The team is collaborating with partners in the master data management space and integrating with their offerings to provide a comprehensive solution.
The Microsoft Fabric team is working to integrate Purview with Microsoft Fabric to create a better story together. The experience will be accessible through Fabric, but the full spectrum of Purview's data governance features may not be immediately available.
The Microsoft Fabric team is actively working on integration and improving data asset management and lineage capabilities.
Data can be shared across tenants in One Lake, but the native data-sharing capabilities are still in the works. One Lake is compatible with ADLS Gen2 APIs, enabling data access and integration with other Azure services. More native data-sharing capabilities will be introduced in the future.
Fabric already supports web scraping using Data Factory. Web scraping can be performed using data flow generation tools, where users can define examples and train the system to extract structured data. Features are also available for handling semi-structured text files and extracting relevant data.
Source code management, including integration with GitHub, is part of Microsoft Fabric’s roadmap. The underlying representations of data pipelines in Fabric are JSON-based, which makes integration with Git repositories possible.
Features like code reviews and pull requests will be available, and they will adopt a consistent approach to OPS and CI/CD across all workloads in Fabric.
Data scraping and web scraping capabilities in Data Factory can be integrated with source code management tools like GitHub. The underlying representation of data pipelines in Data Factory is JSON, which can be stored and version-controlled in Git repositories.

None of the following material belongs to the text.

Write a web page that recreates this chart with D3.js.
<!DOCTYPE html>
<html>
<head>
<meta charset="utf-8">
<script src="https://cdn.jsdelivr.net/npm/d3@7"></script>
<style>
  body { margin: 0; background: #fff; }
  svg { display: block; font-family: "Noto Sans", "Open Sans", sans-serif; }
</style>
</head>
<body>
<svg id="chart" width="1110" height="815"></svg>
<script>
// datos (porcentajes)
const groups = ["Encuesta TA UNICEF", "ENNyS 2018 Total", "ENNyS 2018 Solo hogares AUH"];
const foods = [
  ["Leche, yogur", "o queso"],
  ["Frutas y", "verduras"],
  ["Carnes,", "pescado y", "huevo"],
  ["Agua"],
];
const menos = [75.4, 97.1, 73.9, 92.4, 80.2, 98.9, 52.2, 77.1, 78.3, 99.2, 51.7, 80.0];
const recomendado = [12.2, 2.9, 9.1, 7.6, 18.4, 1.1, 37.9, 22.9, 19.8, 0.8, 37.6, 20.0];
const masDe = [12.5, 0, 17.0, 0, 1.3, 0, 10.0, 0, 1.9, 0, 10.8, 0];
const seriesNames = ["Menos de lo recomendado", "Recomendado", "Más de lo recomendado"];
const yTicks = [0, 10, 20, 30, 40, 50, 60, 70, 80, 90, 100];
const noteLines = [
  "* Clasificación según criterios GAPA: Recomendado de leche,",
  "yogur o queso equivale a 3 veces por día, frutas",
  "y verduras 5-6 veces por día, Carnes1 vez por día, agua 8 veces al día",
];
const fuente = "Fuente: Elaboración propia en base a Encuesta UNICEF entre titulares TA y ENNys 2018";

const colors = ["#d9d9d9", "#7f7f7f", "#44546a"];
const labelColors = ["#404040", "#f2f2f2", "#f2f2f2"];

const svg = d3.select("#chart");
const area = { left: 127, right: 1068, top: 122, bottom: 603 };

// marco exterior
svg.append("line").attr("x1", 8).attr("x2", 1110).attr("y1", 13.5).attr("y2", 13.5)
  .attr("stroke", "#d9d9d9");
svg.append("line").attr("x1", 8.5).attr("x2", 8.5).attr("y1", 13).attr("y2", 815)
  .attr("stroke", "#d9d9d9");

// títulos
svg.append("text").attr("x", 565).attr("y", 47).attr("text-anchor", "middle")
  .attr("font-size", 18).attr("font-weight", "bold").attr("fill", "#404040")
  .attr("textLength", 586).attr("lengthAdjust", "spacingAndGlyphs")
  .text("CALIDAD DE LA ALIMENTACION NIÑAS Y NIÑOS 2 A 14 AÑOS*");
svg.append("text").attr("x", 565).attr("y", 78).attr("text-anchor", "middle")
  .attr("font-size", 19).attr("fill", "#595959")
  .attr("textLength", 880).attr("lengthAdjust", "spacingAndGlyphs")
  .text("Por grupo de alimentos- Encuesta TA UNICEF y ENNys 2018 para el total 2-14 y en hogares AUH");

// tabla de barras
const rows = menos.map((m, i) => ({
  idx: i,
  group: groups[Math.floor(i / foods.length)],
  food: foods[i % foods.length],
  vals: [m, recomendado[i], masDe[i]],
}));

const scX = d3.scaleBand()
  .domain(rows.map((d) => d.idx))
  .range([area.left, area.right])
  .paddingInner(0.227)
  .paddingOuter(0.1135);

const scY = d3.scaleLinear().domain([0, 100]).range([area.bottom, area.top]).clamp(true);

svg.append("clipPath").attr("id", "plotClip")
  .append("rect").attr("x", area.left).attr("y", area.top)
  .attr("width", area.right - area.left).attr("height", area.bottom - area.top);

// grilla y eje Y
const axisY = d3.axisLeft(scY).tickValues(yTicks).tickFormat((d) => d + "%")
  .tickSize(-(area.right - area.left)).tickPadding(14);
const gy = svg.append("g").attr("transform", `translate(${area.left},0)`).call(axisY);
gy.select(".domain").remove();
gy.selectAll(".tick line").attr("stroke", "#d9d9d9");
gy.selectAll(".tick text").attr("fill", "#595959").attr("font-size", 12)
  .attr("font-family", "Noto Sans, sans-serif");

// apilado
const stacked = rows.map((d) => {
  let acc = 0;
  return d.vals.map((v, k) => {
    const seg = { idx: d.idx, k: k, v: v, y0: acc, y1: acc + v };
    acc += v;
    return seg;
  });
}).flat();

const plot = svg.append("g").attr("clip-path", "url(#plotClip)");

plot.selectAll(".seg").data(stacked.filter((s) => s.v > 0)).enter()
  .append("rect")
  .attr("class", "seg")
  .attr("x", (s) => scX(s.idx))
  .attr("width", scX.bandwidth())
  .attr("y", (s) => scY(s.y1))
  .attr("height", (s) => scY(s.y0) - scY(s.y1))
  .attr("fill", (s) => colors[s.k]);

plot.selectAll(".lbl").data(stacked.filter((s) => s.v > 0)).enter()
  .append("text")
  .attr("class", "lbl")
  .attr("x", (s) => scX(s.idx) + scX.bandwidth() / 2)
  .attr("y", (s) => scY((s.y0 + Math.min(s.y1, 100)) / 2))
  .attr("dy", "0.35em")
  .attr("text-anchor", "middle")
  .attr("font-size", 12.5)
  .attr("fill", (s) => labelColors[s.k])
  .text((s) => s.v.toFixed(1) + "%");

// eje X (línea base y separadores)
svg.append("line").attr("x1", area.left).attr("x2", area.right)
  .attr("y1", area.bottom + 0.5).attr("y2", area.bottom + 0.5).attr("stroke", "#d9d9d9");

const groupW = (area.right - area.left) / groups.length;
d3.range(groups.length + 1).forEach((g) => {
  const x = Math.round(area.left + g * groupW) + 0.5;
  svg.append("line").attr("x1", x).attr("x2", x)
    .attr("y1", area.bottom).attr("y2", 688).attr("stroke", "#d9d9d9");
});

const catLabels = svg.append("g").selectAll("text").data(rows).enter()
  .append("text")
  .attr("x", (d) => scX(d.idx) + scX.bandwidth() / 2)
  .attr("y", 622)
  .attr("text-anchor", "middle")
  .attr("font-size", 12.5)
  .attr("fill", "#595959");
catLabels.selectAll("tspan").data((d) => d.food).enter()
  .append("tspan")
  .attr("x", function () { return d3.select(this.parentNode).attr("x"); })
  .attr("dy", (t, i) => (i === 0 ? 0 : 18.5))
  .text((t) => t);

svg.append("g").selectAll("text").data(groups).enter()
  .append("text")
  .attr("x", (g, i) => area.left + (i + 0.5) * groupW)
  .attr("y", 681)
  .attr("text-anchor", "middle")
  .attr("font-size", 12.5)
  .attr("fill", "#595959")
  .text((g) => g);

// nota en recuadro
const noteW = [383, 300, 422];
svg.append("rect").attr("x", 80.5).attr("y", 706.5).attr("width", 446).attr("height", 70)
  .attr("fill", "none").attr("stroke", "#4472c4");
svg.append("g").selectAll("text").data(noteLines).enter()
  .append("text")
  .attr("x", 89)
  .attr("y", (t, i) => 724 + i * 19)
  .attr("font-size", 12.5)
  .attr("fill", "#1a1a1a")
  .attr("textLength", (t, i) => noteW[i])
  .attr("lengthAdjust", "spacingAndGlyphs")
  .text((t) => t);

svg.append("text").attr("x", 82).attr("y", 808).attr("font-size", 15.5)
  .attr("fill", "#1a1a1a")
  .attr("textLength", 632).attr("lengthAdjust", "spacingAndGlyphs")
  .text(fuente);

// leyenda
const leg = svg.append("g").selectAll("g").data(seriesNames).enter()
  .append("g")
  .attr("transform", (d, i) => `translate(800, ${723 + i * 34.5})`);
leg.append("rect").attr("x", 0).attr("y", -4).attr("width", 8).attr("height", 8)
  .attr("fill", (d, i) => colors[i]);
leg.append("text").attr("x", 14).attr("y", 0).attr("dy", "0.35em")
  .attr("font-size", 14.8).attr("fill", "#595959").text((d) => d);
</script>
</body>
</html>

There is available documentation, best practices, and learning paths for Fabric. The Microsoft Fabric Data Factory team encourages you to explore these tutorials and resources to understand how to utilize Fabric effectively. They will be publishing customer stories and case studies in the future to provide real-world use cases and practical guidance.

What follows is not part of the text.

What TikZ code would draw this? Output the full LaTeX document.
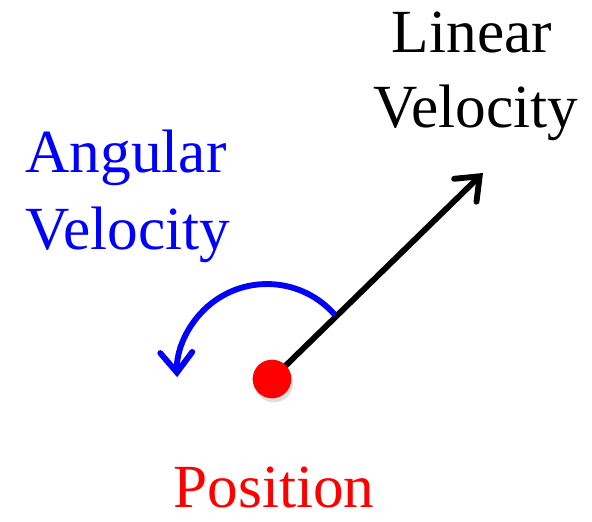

The Microsoft Fabric team is working on several investments related to data quality. Improvements are being made in data transformation, such as the ability to define quality rules and metadata-driven transformations. The team is also collaborating with organizations specializing in master data management and aim to integrate with their offerings.

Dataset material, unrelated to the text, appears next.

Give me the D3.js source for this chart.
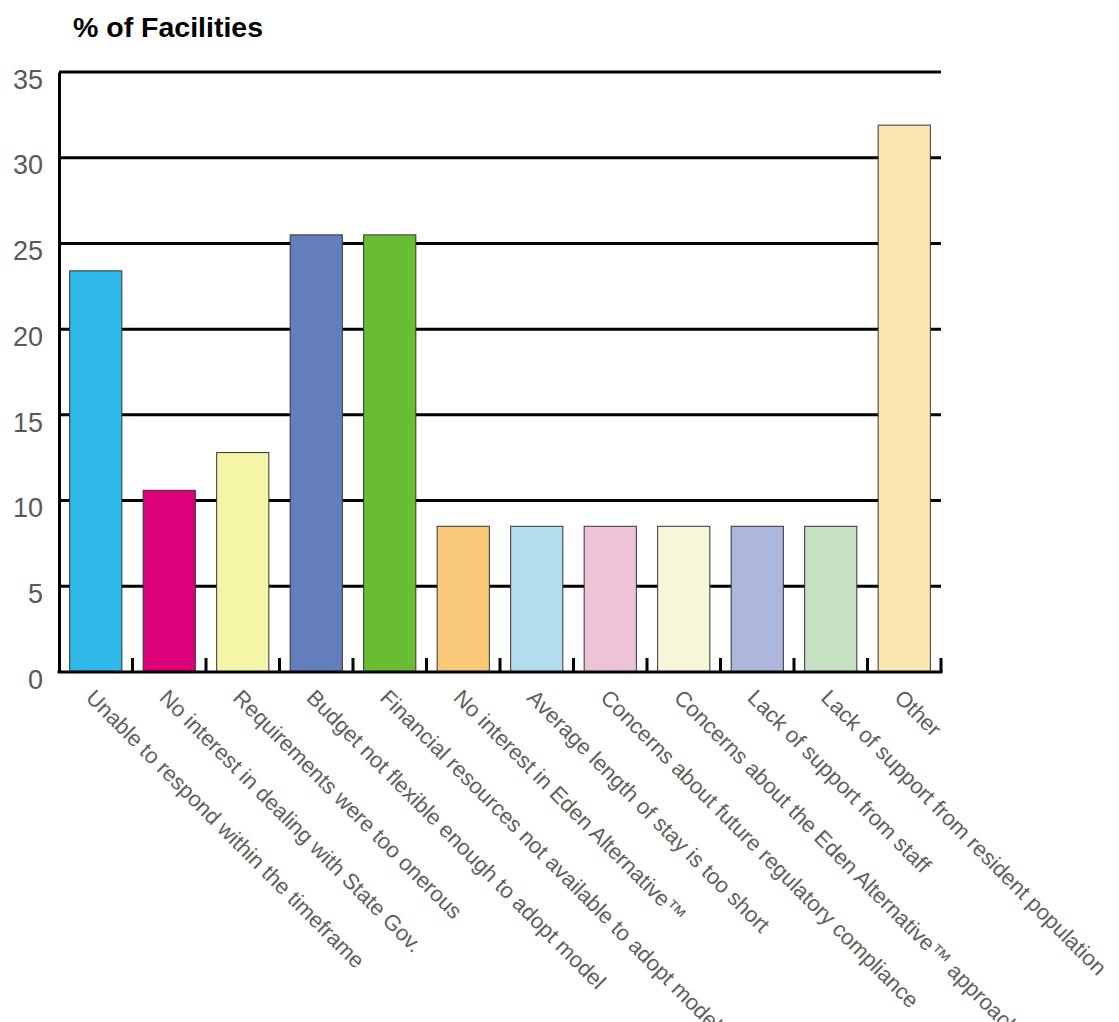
<!DOCTYPE html>
<html><head><meta charset="utf-8">
<script src="https://cdn.jsdelivr.net/npm/d3@7"></script>
<style>body{margin:0;background:#fff}svg{display:block}</style>
</head><body>
<svg id="c" width="1119" height="1022"></svg>
<script>
const categories = [
  "Unable to respond within the timeframe",
  "No interest in dealing with State Gov.",
  "Requirements were too onerous",
  "Budget not flexible enough to adopt model",
  "Financial resources not available to adopt model",
  "No interest in Eden Alternative™",
  "Average length of stay is too short",
  "Concerns about future regulatory compliance",
  "Concerns about the Eden Alternative™ approach",
  "Lack of support from staff",
  "Lack of support from resident population",
  "Other"
];
const values = [23.4, 10.6, 12.8, 25.5, 25.5, 8.5, 8.5, 8.5, 8.5, 8.5, 8.5, 31.9];
const colors = ["#2fb8e8","#dc007a","#f5f5a8","#637dbd","#69bd32","#f7c978","#b3dcef","#eec3d8","#f7f6d9","#aeb6dc","#c6e0c2","#fde7b0"];
const yTicks = [0,5,10,15,20,25,30,35];
const yTitle = "% of Facilities";

(function () {
const svg = d3.select("#c");
const mLeft = 59, mRight = 941, mTop = 72, mBottom = 672;
const x = d3.scaleBand().domain(categories).range([mLeft, mRight]).paddingInner(0.29).paddingOuter(0.145);
const y = d3.scaleLinear().domain([0, 35]).range([mBottom, mTop]);
const font = "Liberation Sans, Arial, sans-serif";

svg.append("text").attr("x", 73).attr("y", 37).attr("font-family", font)
  .attr("font-weight", "bold").attr("font-size", 28.5).attr("fill", "#000").text(yTitle);

// gridlines
svg.append("g").selectAll("line").data(yTicks.filter(d => d > 0)).join("line")
  .attr("x1", mLeft).attr("x2", mRight).attr("y1", d => y(d)).attr("y2", d => y(d))
  .attr("stroke", "#000").attr("stroke-width", 3);

// bars
svg.append("g").selectAll("rect").data(values).join("rect")
  .attr("x", (d, i) => x(categories[i])).attr("width", x.bandwidth())
  .attr("y", d => y(d)).attr("height", d => y(0) - y(d))
  .attr("fill", (d, i) => colors[i]).attr("stroke", "#333").attr("stroke-width", 1);

// y axis
const yAxis = svg.append("g").attr("transform", `translate(${mLeft},0)`)
  .call(d3.axisLeft(y).tickValues(yTicks).tickSize(0).tickPadding(16));
yAxis.select(".domain").attr("stroke", "#000").attr("stroke-width", 3);
yAxis.selectAll("text").attr("font-family", font)
  .attr("font-size", 27).attr("fill", "#595959").attr("dy", "0.6em");

// x axis baseline
const step = x.step();
const gap = (step - x.bandwidth()) / 2;
svg.append("line").attr("x1", mLeft - 1.5).attr("x2", mRight + 1.5).attr("y1", mBottom).attr("y2", mBottom)
  .attr("stroke", "#000").attr("stroke-width", 3);
// boundary ticks
svg.append("g").selectAll("line").data(categories).join("line")
  .attr("x1", d => x(d) + x.bandwidth() + gap)
  .attr("x2", d => x(d) + x.bandwidth() + gap)
  .attr("y1", mBottom).attr("y2", mBottom - 14).attr("stroke", "#000").attr("stroke-width", 3);

// category labels
svg.append("g").selectAll("text").data(categories).join("text")
  .attr("transform", d => `translate(${x(d) + x.bandwidth() / 2 - 11},${mBottom + 27}) rotate(45)`)
  .attr("font-family", font).attr("font-size", 22)
  .attr("fill", "#5f5f5f").text(d => d);
})();
</script>
</body></html>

Discussions and plans are underway to integrate the feature store functionality from Azure ML into Microsoft Fabric. The Microsoft Fabric team is closely working with the Azure ML team and leveraging the technology and infrastructure already developed in Azure ML. Feature store capabilities will be a part of the roadmap for Fabric.
The Fabric Data Factory product team provided an enlightening insight into the future of data management and analytics. In this comprehensive Q&A session, they not only explained the various facets of Fabric but also assured ongoing support for existing Microsoft products.
Furthermore, they emphasized their dedication towards enhancing Fabric based on customer feedback, and their commitment to providing transparent updates through regular blogs. As Fabric continues to evolve, it indeed signifies an exciting new chapter in Microsoft's journey to simplify analytics and data management.